Anesthesia billing time ends after the patient has been in the post anesthesia care unit (PACU) for seven minutes, but sometimes more than seven minutes of care is needed for recovery time. Services such as prolonged care, pain blocks and ventilator management can go beyond standard PACU care. The key to getting reimbursed for nonstandard PACU care is thorough documentation.
The anesthesiologists must clearly document why they may continue to charge for more than seven minutes after a patient is moved to recovery, says Robin Fuqua, CPIC, a certified insurance coder with Anesthesia Consultants of California in Escondino. Medicare has a compliance guideline related to PACU time known as the seven-minute rule. The general assumption is that anesthesia care should not be necessary for more than seven minutes after a patient has been released from the operating room to the recovery room. We do allow charges for extra time in special circumstances, says Fuqua. We just need all the proper backup documentation of the situation before we try to send the claim through.
Standard vs. Nonstandard Care
Scott Groudine, MD, associate professor of anesthesiology at Albany Medical Center in Albany, N.Y., and chairman of governmental, legal and economic affairs for the New York State Society of Anesthesiologists, agrees with Fuqua that it is possible to get paid for nonstandard PACU care, as long as the anesthesiologist documents thoroughly. Some carriers will pay for postoperative pain blocks administered in the PACU, but others wont, he says. If the patient is discharged from the PACU but cannot be transferred to an ICU because of a bed situation, it should be possible to bill critical care codes for this patient if additional services are required. It would be prudent to thoroughly document that the patient has recovered from anesthesia before attempting to code this way.
Groudine says that all standard procedures done for routine postoperative care are included in the global anesthetic fee, so they are not coded and billed for separately. He cites several procedures that are usually included in the standard fee: signing out the patient to PACU nurses, placing oxygen, restarting peripheral IVs, placing oral and nasal airways, managing minor blood pressure deviations, administering basic PACU pain control, and ventilator management until the patient is discharged from PACU.
Billing for the Nonstandard Care
Two options are available for billing major postoperative problems; check with your local carriers to see if either method is accepted in your area.
1. Bill the individual procedures as separate and distinct services. Joan Tak, director of operations for the 42-physician group Anesthesia Consultants of New Jersey in Somerville, cites prolonged ventilator management as an example of this billing. Although some carriers may not pay for it, she says long-term vent care in the PACU can be billed with code 94656 (ventilation assist and management, initiation of pressure or volume preset ventilators for assisted or controlled breathing; first day) along with modifier -59 (distinct procedural service) when backup documentation supports its necessity.
2. Bill the time required to care for the problems using discontinuous anesthesia time.

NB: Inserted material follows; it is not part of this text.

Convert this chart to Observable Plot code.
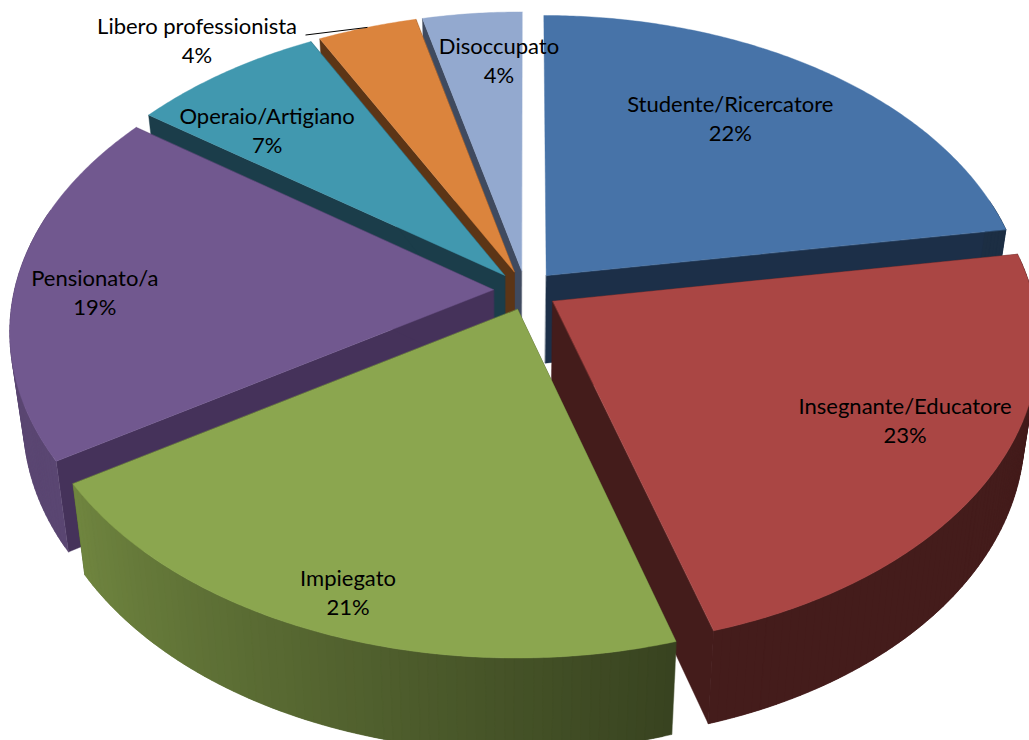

For example, the procedure ends at 13:15, and the patient goes into hypotensive shock at 14:10. Some insurance carriers and most Medicare carriers would reject the claim if it is billed as critical care, code 99291 (critical care, evaluation and management of the critically ill or critically injured patient; first 30-74 minutes) or code 99292
(critical care, evaluation and management of the critically ill or critically injured patient; each additional 30 minutes). Instead, some carriers may allow the time required to deal with the hypotensive situation to be documented and billed as discontinuous time. Since billing for discontinuous time is still a new area of anesthesia reimbursement, check regulations with your local carrier before attempting to bill a claim this way.
Whatever method is used to bill for these types of situations, the patients record should clearly indicate that the care is not routine postoperative care. We dont bill for nonstandard PACU care very often, Tak acknowledges, but its important to know what each carrier will allow in case the situation comes up. You want to be sure the anesthesia provider gets credit for any extra time spent managing a patient before he or she is transferred from the PACU to the critical care or intensive care unit, but also be sure your charges are appropriate and that you have the documentation to justify anything you bill.